In the era of big data, visual media apps, and social media reach, our political imaginations may too readily be drawn to the most dominant aspects of visual culture. So “new” technologies impel us to think more closely, more deeply, and more critically about the work of the visual in and on our global political landscapes and in the disciplinary landscapes of global politics.

But it is not simply or only a question of our time and its technology. Engaging with the visual, which includes the artistic and the aesthetic, is always a vital endeavor. Though traditional elitist representations should perhaps be of interest to us, we live in a world of struggle as well as the ordinary, the everyday, the “messy world of sensate perceptions – a world irreducible to rational meanings” (Highmore Citation2010, x). For those in academic disciplines, staying with the security of only words perhaps fails us more than we have imagined given how doing so can limit our imaginations. The visual realm, by contrast, can provoke more expansive imaginative thinking. The contributions to this issue reflect such provocations.

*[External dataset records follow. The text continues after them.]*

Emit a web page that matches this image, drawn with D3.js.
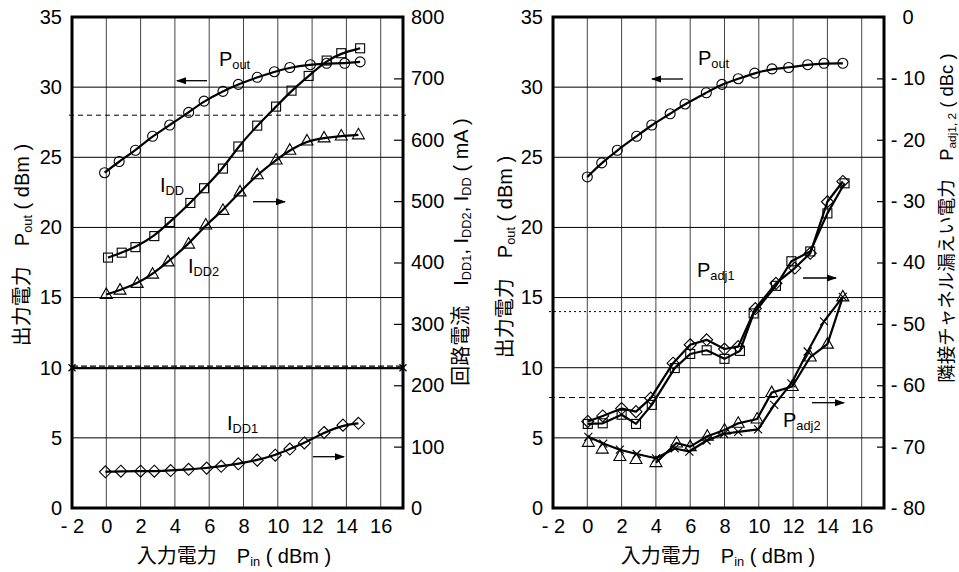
<!DOCTYPE html>
<html><head><meta charset="utf-8">
<script src="https://cdn.jsdelivr.net/npm/d3@7"></script>
<style>
body{margin:0;background:#fff}
svg{display:block}
text{font-family:"Liberation Sans",Arial,"Noto Sans CJK JP",sans-serif;fill:#000}
</style>
</head><body>
<svg id="c" width="959" height="572"></svg>
<script>
// ---------- tick values ----------
const pinTicks = [-2,0,2,4,6,8,10,12,14,16];
const poutTicks = [0,5,10,15,20,25,30,35];
const iddTicks = [0,100,200,300,400,500,600,700,800];
const padjTicks = [0,-10,-20,-30,-40,-50,-60,-70,-80];
const gridX = [0,2,4,6,8,10,12,14,16];
const gridY = [5,10,15,20,25,30];

// ---------- left chart data ----------
const pinPoutL = [-0.1,0.75,1.7,2.7,3.7,4.8,5.7,6.8,7.7,8.8,9.8,10.7,11.9,12.85,13.9,14.8];
const poutL    = [23.9,24.7,25.5,26.5,27.3,28.2,29.0,29.7,30.2,30.7,31.1,31.4,31.6,31.7,31.7,31.8];
const pinIdd   = [0.1,0.9,1.7,2.8,3.7,4.9,5.7,6.8,7.7,8.8,9.9,10.8,11.8,12.85,13.7,14.8];
const idd      = [408,416,425,443,466,497,521,553,589,623,654,680,704,729,741,749];
const pinIdd2  = [0,0.8,1.8,2.7,3.6,4.8,5.8,6.8,7.8,8.8,9.9,10.7,11.7,12.7,13.7,14.7];
const idd2     = [348,355,366,381,401,430,461,485,515,543,567,583,598,603,606,608];
const pinIdd1  = [-0.05,0.85,2.0,2.8,3.75,4.8,5.85,6.7,7.7,8.8,9.85,10.7,11.55,12.7,13.8,14.7];
const idd1     = [59,60,60,60,61,63,65,68,72,78,86,96,106,123,135,138];

// ---------- right chart data ----------
const pinPoutR = [0,0.84,1.75,2.88,3.76,4.83,5.7,6.94,7.85,8.8,9.76,10.77,11.74,12.85,13.8,14.9];
const poutR    = [23.6,24.6,25.5,26.5,27.3,28.1,28.8,29.6,30.2,30.6,31.0,31.3,31.4,31.6,31.7,31.7];
const pinAdj1Sq = [0.03,0.9,2.0,2.84,3.76,5.1,6.0,6.96,8.0,8.9,9.7,11.0,11.9,13.0,14.0,15.0];
const adj1Sq    = [-66.3,-66.2,-64.8,-66.3,-63.2,-57.2,-54.9,-54.3,-55.7,-54.4,-48.3,-43.8,-39.8,-38.2,-32.0,-27.1];
const pinAdj1Dm = [0.03,0.9,2.0,2.84,3.7,5.0,6.0,6.96,8.0,8.8,9.8,11.0,12.1,13.0,14.0,14.9];
const adj1Dm    = [-65.9,-65.0,-63.8,-64.3,-62.1,-56.4,-53.4,-52.6,-54.1,-53.7,-47.5,-43.4,-40.9,-38.5,-30.1,-26.8];
const pinAdj2Tr = [0.06,0.87,1.9,2.84,4.0,5.2,6.0,7.0,8.0,8.8,9.9,10.75,11.95,13.0,14.0,14.9];
const adj2Tr    = [-69.3,-70.4,-71.6,-72.1,-72.6,-69.4,-70.0,-68.3,-67.3,-66.2,-65.5,-61.2,-60.2,-55.4,-53.3,-45.6];
const pinAdj2X  = [0.06,0.93,1.9,2.88,4.0,5.1,5.95,6.96,7.97,8.8,9.96,10.9,11.9,12.85,13.8,14.9];
const adj2X     = [-68.4,-69.5,-70.5,-71.2,-71.9,-70.3,-70.8,-69.0,-67.9,-67.6,-67.2,-63.2,-59.7,-54.5,-49.6,-45.6];

// reference lines
const refLeftDashed = 28;   // dBm
const refLeftBold = 10;     // dBm
const refRightDotted = -48; // dBc
const refRightDashed = -62; // dBc

const zip = (xs, ys) => xs.map((x,i)=>({x, y:ys[i]}));
const fmt = d => d < 0 ? "- " + (-d) : String(d);

const svg = d3.select("#c");
const defs = svg.append("defs");
defs.append("marker").attr("id","ah").attr("viewBox","0 0 10 10").attr("refX",9).attr("refY",5)
  .attr("markerWidth",10).attr("markerHeight",10).attr("markerUnits","userSpaceOnUse").attr("orient","auto")
  .append("path").attr("d","M0,1.5 L10,5 L0,8.5 Z").attr("fill","#000");

const TOP = 17, BOT = 508;
const FS = 20;

function richText(sel, parts, size) {
  const shift = size*0.14;
  let inSub = false;
  parts.forEach(p => {
    const ts = sel.append("tspan").text(p.t);
    if (p.sub) {
      ts.attr("font-size", size*0.64);
      if (!inSub) ts.attr("dy", shift);
      inSub = true;
    } else {
      ts.attr("font-size", size);
      if (inSub) ts.attr("dy", -shift);
      inSub = false;
    }
  });
  return sel;
}

function arrow(x1,y,x2){
  svg.append("line").attr("x1",x1).attr("y1",y).attr("x2",x2).attr("y2",y)
    .attr("stroke","#000").attr("stroke-width",1.3).attr("marker-end","url(#ah)");
}

function drawMarkers(g, x, y, pts, type) {
  const s = g.append("g").attr("fill","none").attr("stroke","#000").attr("stroke-width",1.1);
  pts.forEach(p => {
    const cx = x(p.x), cy = y(p.y);
    if (type === "circle") s.append("circle").attr("cx",cx).attr("cy",cy).attr("r",5);
    else if (type === "square") s.append("rect").attr("x",cx-4.5).attr("y",cy-4.5).attr("width",9).attr("height",9);
    else if (type === "triangle") s.append("path").attr("d",`M${cx},${cy-6.5}L${cx+6},${cy+4}L${cx-6},${cy+4}Z`);
    else if (type === "diamond") s.append("path").attr("d",`M${cx},${cy-6}L${cx+6},${cy}L${cx},${cy+6}L${cx-6},${cy}Z`);
    else if (type === "cross") s.append("path").attr("d",`M${cx-4},${cy-4}L${cx+4},${cy+4}M${cx-4},${cy+4}L${cx+4},${cy-4}`);
  });
}

function frame(x, yL) {
  const g = svg.append("g");
  const [x0,x1] = x.range();
  gridX.forEach(v => g.append("line").attr("x1",x(v)).attr("x2",x(v)).attr("y1",TOP).attr("y2",BOT)
    .attr("stroke","#444").attr("stroke-width",1));
  gridY.forEach(v => g.append("line").attr("x1",x0).attr("x2",x1).attr("y1",yL(v)).attr("y2",yL(v))
    .attr("stroke","#000").attr("stroke-width",1));
  return g;
}
function border(x){
  const [x0,x1] = x.range();
  svg.append("rect").attr("x",x0).attr("y",TOP).attr("width",x1-x0).attr("height",BOT-TOP)
    .attr("fill","none").attr("stroke","#000").attr("stroke-width",3);
}
function styleAxis(g){
  g.attr("font-family",null).attr("font-size",FS);
  g.select(".domain").remove();
  g.selectAll("text").attr("fill","#000");
  g.selectAll("line").attr("stroke","#000").attr("stroke-width",1.2);
}

// =============== LEFT CHART ===============
const xL = d3.scaleLinear().domain([-2,17.3]).range([72,403]);
const yL = d3.scaleLinear().domain([0,35]).range([BOT,TOP]);
const yI = d3.scaleLinear().domain([0,800]).range([BOT,TOP]);

frame(xL, yL);
svg.append("line").attr("x1",xL.range()[0]-3).attr("x2",xL.range()[1]+3)
  .attr("y1",yL(refLeftDashed)).attr("y2",yL(refLeftDashed))
  .attr("stroke","#000").attr("stroke-width",1).attr("stroke-dasharray","5,4");
svg.append("line").attr("x1",xL.range()[0]).attr("x2",xL.range()[1])
  .attr("y1",yL(refLeftBold)+0.5).attr("y2",yL(refLeftBold)+0.5).attr("stroke","#000").attr("stroke-width",2);
svg.append("line").attr("x1",xL.range()[0]).attr("x2",xL.range()[1])
  .attr("y1",yL(refLeftBold)-1.5).attr("y2",yL(refLeftBold)-1.5).attr("stroke","#000").attr("stroke-width",1.2)
  .attr("stroke-dasharray","6,3");
[xL.range()[0], xL.range()[1]].forEach(cx => {
  const cy = yL(refLeftBold);
  svg.append("path").attr("d",`M${cx-3.5},${cy-3.5}L${cx+3.5},${cy+3.5}M${cx-3.5},${cy+3.5}L${cx+3.5},${cy-3.5}`)
    .attr("stroke","#000").attr("stroke-width",1.2);
});

const lineSmooth = (x,y) => d3.line().x(d=>x(d.x)).y(d=>y(d.y)).curve(d3.curveBasis);
const lineLin = (x,y) => d3.line().x(d=>x(d.x)).y(d=>y(d.y));

const gL = svg.append("g");
[[zip(pinPoutL,poutL), yL, "circle"],
 [zip(pinIdd,idd), yI, "square"],
 [zip(pinIdd2,idd2), yI, "triangle"],
 [zip(pinIdd1,idd1), yI, "diamond"]].forEach(([pts, y, type]) => {
  gL.append("path").attr("d", lineSmooth(xL,y)(pts)).attr("fill","none").attr("stroke","#000").attr("stroke-width",2.2);
  drawMarkers(gL, xL, y, pts, type);
});
border(xL);

styleAxis(svg.append("g").attr("transform",`translate(0,${BOT})`)
  .call(d3.axisBottom(xL).tickValues(pinTicks).tickSize(0).tickPadding(11).tickFormat(fmt)));
styleAxis(svg.append("g").attr("transform",`translate(${xL.range()[0]},0)`)
  .call(d3.axisLeft(yL).tickValues(poutTicks).tickSize(0).tickPadding(10).tickFormat(fmt)));
const axIR = svg.append("g").attr("transform",`translate(${xL.range()[1]},0)`)
  .call(d3.axisRight(yI).tickValues(iddTicks).tickSize(-9).tickPadding(8).tickFormat(fmt));
styleAxis(axIR);
axIR.selectAll("text").attr("x",8);

richText(svg.append("text").attr("x",219).attr("y",66), [{t:"P"},{t:"out",sub:true}], FS);
arrow(207,80.7,177);
richText(svg.append("text").attr("x",160).attr("y",192), [{t:"I"},{t:"DD",sub:true}], FS);
arrow(253,201.7,285);
richText(svg.append("text").attr("x",188).attr("y",273), [{t:"I"},{t:"DD2",sub:true}], FS);
richText(svg.append("text").attr("x",227).attr("y",430), [{t:"I"},{t:"DD1",sub:true}], FS);
arrow(313,456.7,344);

// =============== RIGHT CHART ===============
const xR = d3.scaleLinear().domain([-2,17.3]).range([553,884]);
const yR = d3.scaleLinear().domain([0,35]).range([BOT,TOP]);
const yA = d3.scaleLinear().domain([-80,0]).range([BOT,TOP]);

frame(xR, yR);
svg.append("line").attr("x1",xR.range()[0]-4).attr("x2",xR.range()[1]+4)
  .attr("y1",yA(refRightDotted)).attr("y2",yA(refRightDotted))
  .attr("stroke","#000").attr("stroke-width",1).attr("stroke-dasharray","2,3");
svg.append("line").attr("x1",xR.range()[0]-4).attr("x2",xR.range()[1]+4)
  .attr("y1",yA(refRightDashed)).attr("y2",yA(refRightDashed))
  .attr("stroke","#000").attr("stroke-width",1).attr("stroke-dasharray","6,4");

const gR = svg.append("g");
const poutRPts = zip(pinPoutR,poutR);
gR.append("path").attr("d", lineSmooth(xR,yR)(poutRPts)).attr("fill","none").attr("stroke","#000").attr("stroke-width",2.2);
drawMarkers(gR, xR, yR, poutRPts, "circle");

const adjSeries = [
  [zip(pinAdj1Sq,adj1Sq), "square", 0],
  [zip(pinAdj1Dm,adj1Dm), "diamond", 0],
  [zip(pinAdj2Tr,adj2Tr), "triangle", 4],
  [zip(pinAdj2X,adj2X), "cross", 0]
];
adjSeries.forEach(([pts, type, from]) => {
  gR.append("path").attr("d", lineLin(xR,yA)(pts.filter(p=>p.x>=from))).attr("fill","none")
    .attr("stroke","#000").attr("stroke-width",2.2).attr("stroke-linejoin","round");
  drawMarkers(gR, xR, yA, pts, type);
});
border(xR);

styleAxis(svg.append("g").attr("transform",`translate(0,${BOT})`)
  .call(d3.axisBottom(xR).tickValues(pinTicks).tickSize(0).tickPadding(11).tickFormat(fmt)));
styleAxis(svg.append("g").attr("transform",`translate(${xR.range()[0]},0)`)
  .call(d3.axisLeft(yR).tickValues(poutTicks).tickSize(0).tickPadding(10).tickFormat(fmt)));
const axAR = svg.append("g").attr("transform",`translate(${xR.range()[1]},0)`)
  .call(d3.axisRight(yA).tickValues(padjTicks).tickSize(-7).tickPadding(8).tickFormat(fmt));
styleAxis(axAR);
axAR.selectAll("text").attr("x",24).attr("text-anchor","middle");

richText(svg.append("text").attr("x",698).attr("y",65), [{t:"P"},{t:"out",sub:true}], FS);
arrow(683,79,652);
richText(svg.append("text").attr("x",697).attr("y",277), [{t:"P"},{t:"adj1",sub:true}], FS);
arrow(803,278,836);
richText(svg.append("text").attr("x",783).attr("y",427), [{t:"P"},{t:"adj2",sub:true}], FS);
arrow(812,402.7,844);

// =============== AXIS TITLES ===============
function title(x, y, rot, parts, size) {
  const t = svg.append("text").attr("text-anchor","middle")
    .attr("transform",`translate(${x},${y})${rot?" rotate(-90)":""}`);
  richText(t, parts, size || FS);
}
title(234, 563, false, [{t:"入力電力　"},{t:"P"},{t:"in",sub:true},{t:"  ( dBm )"}]);
title(718, 563, false, [{t:"入力電力　"},{t:"P"},{t:"in",sub:true},{t:"  ( dBm )"}]);
title(29, 245, true, [{t:"出力電力　"},{t:"P"},{t:"out",sub:true},{t:" ( dBm )"}]);
title(468, 252, true, [{t:"回路電流　"},{t:"I"},{t:"DD1",sub:true},{t:", I"},{t:"DD2",sub:true},{t:", I"},{t:"DD",sub:true},{t:" ( mA )"}]);
title(512, 257, true, [{t:"出力電力　"},{t:"P"},{t:"out",sub:true},{t:" ( dBm )"}]);
title(953, 218, true, [{t:"隣接チャネル漏えい電力　"},{t:"P"},{t:"adj1, 2",sub:true},{t:" ( dBc )"}], 18.5);
</script>
</body></html>
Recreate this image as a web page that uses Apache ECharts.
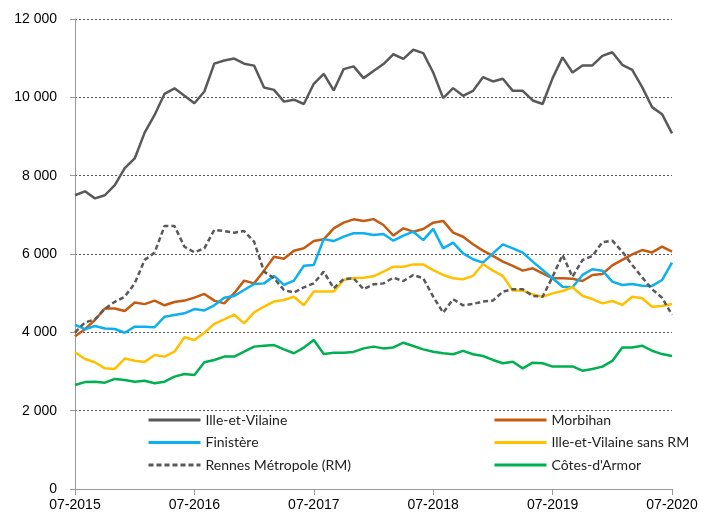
<!DOCTYPE html>
<html lang="fr">
  <head>
    <meta charset="utf-8" />
    <title>Demandeurs de logement social</title>
    <script src="https://cdn.jsdelivr.net/npm/echarts@6/dist/echarts.min.js"></script>
    <style>
      html, body { margin: 0; padding: 0; background: #fff; }
      #main { width: 705px; height: 516px; }
    </style>
  </head>
  <body>
    <div id="main"></div>
    <script>
      // mois de 07-2015 a 07-2020
      var months = [];
      for (var y = 2015; y <= 2020; y++) {
        for (var m = 1; m <= 12; m++) {
          if ((y === 2015 && m < 7) || (y === 2020 && m > 7)) continue;
          months.push((m < 10 ? "0" + m : "" + m) + "-" + y);
        }
      }

      var illeEtVilaine = [7500, 7600, 7420, 7500, 7760, 8190, 8440, 9100, 9550, 10090, 10230, 10040, 9850, 10150, 10860, 10940, 10990, 10860, 10810, 10250, 10190, 9890, 9940, 9830, 10345, 10600, 10175, 10720, 10790, 10490, 10670, 10850, 11100, 10980, 11215, 11130, 10635, 9980, 10235, 10040, 10165, 10515, 10405, 10475, 10165, 10165, 9920, 9830, 10490, 11020, 10635, 10815, 10815, 11060, 11150, 10830, 10700, 10260, 9750, 9570, 9080];
      var morbihan = [3900, 4080, 4315, 4610, 4610, 4545, 4760, 4720, 4810, 4690, 4775, 4810, 4885, 4980, 4810, 4740, 5000, 5320, 5250, 5575, 5930, 5880, 6085, 6145, 6330, 6375, 6655, 6800, 6885, 6845, 6890, 6740, 6470, 6655, 6570, 6640, 6800, 6845, 6545, 6440, 6250, 6085, 5950, 5805, 5695, 5575, 5635, 5505, 5380, 5380, 5370, 5310, 5465, 5490, 5710, 5850, 5990, 6100, 6040, 6190, 6060];
      var finistere = [4190, 4080, 4160, 4100, 4085, 3990, 4145, 4145, 4130, 4400, 4445, 4485, 4595, 4560, 4690, 4885, 4930, 5080, 5235, 5250, 5440, 5210, 5320, 5700, 5720, 6380, 6330, 6445, 6530, 6530, 6485, 6510, 6340, 6470, 6570, 6355, 6640, 6145, 6290, 6015, 5865, 5780, 6015, 6245, 6145, 6035, 5805, 5590, 5380, 5165, 5150, 5465, 5610, 5575, 5295, 5210, 5235, 5190, 5185, 5335, 5780];
      var sansRM = [3490, 3320, 3235, 3080, 3065, 3330, 3275, 3245, 3420, 3380, 3505, 3875, 3805, 3990, 4215, 4330, 4450, 4230, 4510, 4655, 4785, 4825, 4910, 4690, 5040, 5040, 5040, 5335, 5385, 5395, 5430, 5550, 5675, 5675, 5735, 5735, 5590, 5465, 5380, 5355, 5440, 5745, 5575, 5440, 5065, 5065, 4970, 4910, 4995, 5055, 5150, 4935, 4850, 4740, 4800, 4700, 4910, 4870, 4655, 4670, 4725];
      var rennesMetropole = [4000, 4250, 4330, 4600, 4780, 4910, 5250, 5850, 6035, 6715, 6715, 6185, 6045, 6145, 6615, 6585, 6545, 6585, 6315, 5550, 5380, 5080, 5015, 5150, 5250, 5550, 5125, 5360, 5380, 5100, 5225, 5250, 5395, 5310, 5465, 5380, 4910, 4500, 4845, 4690, 4725, 4785, 4810, 5040, 5100, 5100, 4930, 4910, 5420, 5975, 5420, 5845, 5950, 6300, 6340, 6060, 5720, 5405, 5100, 4885, 4445];
      var cotesArmor = [2655, 2730, 2740, 2715, 2810, 2785, 2740, 2765, 2700, 2740, 2870, 2935, 2910, 3235, 3295, 3380, 3380, 3505, 3635, 3660, 3675, 3565, 3465, 3610, 3805, 3445, 3480, 3480, 3500, 3590, 3635, 3590, 3615, 3735, 3650, 3565, 3505, 3465, 3440, 3525, 3440, 3395, 3295, 3210, 3250, 3080, 3225, 3210, 3125, 3125, 3130, 3020, 3065, 3125, 3270, 3610, 3615, 3660, 3530, 3445, 3395];

      var labelFont = "Liberation Sans, Arial, sans-serif";
      var legendFont = "Lato, Noto Sans, sans-serif";

      function line(name, data, color, dashed) {
        return {
          name: name,
          type: "line",
          data: data,
          symbol: "none",
          lineStyle: { color: color, width: 2.5, type: dashed ? [5, 3] : "solid" },
          itemStyle: { color: color }
        };
      }

      // legende : trait seul, sans rond
      var legendBase = {
        orient: "vertical",
        top: 408,
        itemWidth: 52,
        itemHeight: 14,
        itemGap: 8.5,
        itemStyle: { opacity: 0 },
        lineStyle: { width: 3 },
        textStyle: { fontFamily: legendFont, fontSize: 14, color: "#222" }
      };

      var chart = echarts.init(document.getElementById("main"), null, { renderer: "canvas" });
      chart.setOption({
        animation: false,
        grid: { left: 75, right: 33, top: 19, bottom: 27 },
        legend: [
          Object.assign({}, legendBase, {
            left: 142,
            data: ["Ille-et-Vilaine", "Finistère", "Rennes Métropole (RM)"]
          }),
          Object.assign({}, legendBase, {
            left: 488,
            data: ["Morbihan", "Ille-et-Vilaine sans RM", "Côtes-d'Armor"]
          })
        ],
        xAxis: {
          type: "category",
          data: months,
          boundaryGap: false,
          axisLine: { lineStyle: { color: "#999", width: 1 } },
          axisTick: { interval: 11, length: 6, lineStyle: { color: "#999" } },
          axisLabel: { interval: 11, margin: 9, color: "#000", fontFamily: labelFont, fontSize: 14 },
          splitLine: { show: false }
        },
        yAxis: {
          type: "value",
          min: 0,
          max: 12000,
          interval: 2000,
          axisLine: { show: true, lineStyle: { color: "#999", width: 1 } },
          axisTick: { show: true, length: 5, lineStyle: { color: "#999" } },
          axisLabel: {
            margin: 18,
            color: "#000",
            fontFamily: labelFont,
            fontSize: 14,
            formatter: function (v) {
              return String(v).replace(/\B(?=(\d{3})+(?!\d))/g, " ");
            }
          },
          splitLine: { show: true, lineStyle: { color: "#555", width: 1, type: [2, 2] } }
        },
        series: [
          line("Ille-et-Vilaine", illeEtVilaine, "#595959", false),
          line("Morbihan", morbihan, "#C55A11", false),
          line("Finistère", finistere, "#0CB0EE", false),
          line("Ille-et-Vilaine sans RM", sansRM, "#FFC000", false),
          line("Rennes Métropole (RM)", rennesMetropole, "#595959", true),
          line("Côtes-d'Armor", cotesArmor, "#00B050", false)
        ]
      });
    </script>
  </body>
</html>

In this issue of IFJP we have excellent examples of work on the visual in/and global politics. In “Seeing (In)security, Gender, and Silencing: Posters in and about the British Women’s Suffrage Movement,” Dean Cooper-Cunningham gives us new ways to think about security and resistance work through revisiting posters from the British suffrage movement. The posters reveal strategies of resistance against silencing. Cooper-Cunningham shows how the suffrage movement leveraged visuals, militancy, and practices such as hunger striking to resist attempted silencing by the government across textual, verbal, and visual planes.

In “Smashing Containers, Queering the International through Collaging,” Anni Kangas, Daria Krivonos, Inna Perheentupa, and Saara Särmä creatively and queerly combine pedagogy, collage, and the international. Using collage as a metaphor, a subject of study, and a way of studying the international, the authors show us how shifting away from traditional centers of attention by “smashing containers” has the potential to trouble not only established conceptions of sexuality and intimacy but also territoriality and theory.

Our Conversations Section focuses on popular art and the experiences it enables, particularly through creating spaces in which to think free of overt oppression. Concerned with the violences of epistemic injustice, these pieces range from tapestry, to subversive border work, and to the queering possibilities of artistic practices, always providing glimpses into different ways of wandering, wondering, and being in the world.

We understand so little of the world of global and international politics that we say we care so much about. We touch so little of it in our academic endeavors, especially through our profusion of words. A broadened and enriched world of meaning about global and international politics can be perceived through the visual arts. Images leave traces. By refocusing our readers’ analytic lenses and our visual senses on the political import of images – and some of their traces – we hope to transmit more and different insights about global politics.

References

  • Highmore, Ben. 2010. Ordinary Lives: Studies in the Everyday. London: Routledge.